Meskipun ruang untuk melakuan pembenahan bagi ASDP masih terbentang luas – alias masih banyak sekali yang perlu dibenahi, namun sudah terasa ada sedikit perbaikan, walau lamban. Tinggal tergantung sejauh mana tekad dan komitmen pihak ASDP untuk mewujudkan good corporate governance (tata kelola korporasi yang baik). Semestinya, sistem tiket elektronik tersebut sudah bisa diaplikasikan lebih sepuluh tahun lalu. Setiap tahun, bahkan bisa beberapa kali dalam setahun, selalu ada kenaikan harga tiket. Biasanya setiap ada pengumuman kenaikan harga tiket, selalu diikuti dengan jargon ‘untuk meningkatkan kualitas pelayanan’. Persis seperti pengumuman kenaikan harga tiket jalan tol. Sebuah janji klise yang jarang betul-betul ditepati.
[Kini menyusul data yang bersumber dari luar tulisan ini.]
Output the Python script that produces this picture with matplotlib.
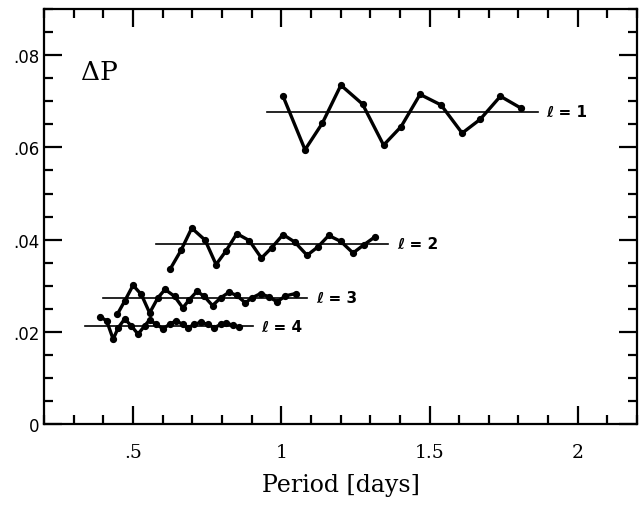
import matplotlib
matplotlib.use("Agg")
import matplotlib.pyplot as plt
from matplotlib.ticker import MultipleLocator, FuncFormatter

# l = 1
p1 = [1.006, 1.080, 1.138, 1.201, 1.274, 1.345, 1.404, 1.468, 1.539, 1.610, 1.671, 1.739, 1.809]
d1 = [0.0711, 0.0595, 0.0652, 0.0735, 0.0694, 0.0605, 0.0645, 0.0715, 0.0692, 0.0631, 0.0661, 0.0711, 0.0685]
# l = 2
p2 = [0.626, 0.662, 0.698, 0.743, 0.780, 0.813, 0.850, 0.892, 0.933, 0.967,
      1.006, 1.045, 1.087, 1.123, 1.160, 1.201, 1.242, 1.279, 1.316]
d2 = [0.0337, 0.0377, 0.0425, 0.0399, 0.0346, 0.0375, 0.0413, 0.0398, 0.0360, 0.0382,
      0.0411, 0.0395, 0.0366, 0.0384, 0.0409, 0.0396, 0.0371, 0.0389, 0.0406]
# l = 3
p3 = [0.447, 0.472, 0.500, 0.528, 0.556, 0.584, 0.608, 0.640, 0.668, 0.690, 0.716, 0.740,
      0.768, 0.796, 0.824, 0.849, 0.879, 0.902, 0.930, 0.958, 0.986, 1.014, 1.048]
d3 = [0.0238, 0.0267, 0.0301, 0.0281, 0.0241, 0.0274, 0.0292, 0.0277, 0.0252, 0.0270, 0.0288, 0.0277,
      0.0257, 0.0274, 0.0286, 0.0279, 0.0263, 0.0274, 0.0283, 0.0276, 0.0265, 0.0278, 0.0283]
# l = 4
p4 = [0.388, 0.411, 0.433, 0.450, 0.472, 0.494, 0.517, 0.539, 0.556, 0.578, 0.601, 0.623,
      0.645, 0.668, 0.685, 0.707, 0.729, 0.752, 0.774, 0.796, 0.813, 0.836, 0.858]
d4 = [0.0233, 0.0224, 0.0184, 0.0209, 0.0228, 0.0213, 0.0195, 0.0213, 0.0226, 0.0216, 0.0207, 0.0216,
      0.0224, 0.0216, 0.0209, 0.0216, 0.0221, 0.0216, 0.0209, 0.0216, 0.0220, 0.0214, 0.0211]

# asymptotic spacing (horizontal lines) and their extents
mean_dp = [0.0677, 0.0391, 0.0274, 0.0212]
line_x0 = [0.953, 0.578, 0.399, 0.337]
line_x1 = [1.865, 1.361, 1.087, 0.903]
labels = ["ℓ = 1", "ℓ = 2", "ℓ = 3", "ℓ = 4"]

fig = plt.figure(figsize=(6.39, 5.06), dpi=100)
ax = fig.add_axes([0.069, 0.160, 0.928, 0.820])

for (p, d), m, x0, x1, lab in zip([(p1, d1), (p2, d2), (p3, d3), (p4, d4)],
                                  mean_dp, line_x0, line_x1, labels):
    ax.plot([x0, x1], [m, m], color="black", lw=1.2)
    ax.plot(p, d, color="black", lw=2.4, marker="o", ms=4.2)
    ax.text(x1 + 0.03, m, lab, fontsize=11, fontweight="bold",
            va="center", ha="left")

ax.text(0.325, 0.0765, "ΔP", fontsize=19, family="DejaVu Serif", va="center")

ax.set_xlim(0.2, 2.2)
ax.set_ylim(0, 0.09)
ax.xaxis.set_major_locator(MultipleLocator(0.5))
ax.xaxis.set_minor_locator(MultipleLocator(0.1))
ax.yaxis.set_major_locator(MultipleLocator(0.02))
ax.yaxis.set_minor_locator(MultipleLocator(0.005))


def fmt(v, pos):
    s = f"{v:g}"
    if s.startswith("0."):
        s = s[1:]
    return s


ax.xaxis.set_major_formatter(FuncFormatter(fmt))
ax.yaxis.set_major_formatter(FuncFormatter(fmt))

ax.tick_params(which="both", direction="in", top=True, right=True, width=1.6)
ax.tick_params(which="major", length=13, labelsize=12)
ax.tick_params(which="minor", length=6.5)
ax.tick_params(axis="x", pad=14, labelsize=13.5)
for lab in ax.get_xticklabels():
    lab.set_family("DejaVu Serif")
for sp in ax.spines.values():
    sp.set_linewidth(1.6)

ax.set_xlabel("Period [days]", fontsize=17, family="DejaVu Serif", labelpad=8)

fig.savefig("out.png", dpi=100)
Dengan segala macam plus-minusnya, menyeberangi Selat Sunda tetap merupakan sensasi tersendiri, asalkan dinikmati. Bentang alam bahari kepulauan Indonesia cukup terwakili tatkala mata memandangi hamparan panorama Selat Sunda. Bagi rekan-rekan yang mungkin merasa jenuh berwisata ke arah puncak, Anyer, atau Bandung, menyeberangi Selat Sunda bisa menjadi salah satu alternatif. Para penggemar perjalanan darat banyak yang mengatakan adrenalin akan terpacu begitu mendarat di Pulau Sumatera. Di Lampung sendiri banyak tempat wisata alami dengan biaya yang jauh lebih murah dibandingkan tempat-tempat wisata di Jawa dan Bali. Jika didapati kekurangnyamanan ketika menyeberang, cukup kita ingat penggalan lirik ‘itulah Indonesia’ dalam lagu 'Dari Sabang Sampai Merauke'; sambil menunggu pembangunan Jembatan Selat Sunda yang anggarannya 90 triliun rupiah dan waktu penyelesaiannya bisa sampai 10 tahun itu. Saat ini memang tidak ada pilihan lain. ASDP-lah satu-satunya penyedia jasa penyeberangan Selat Sunda untuk umum.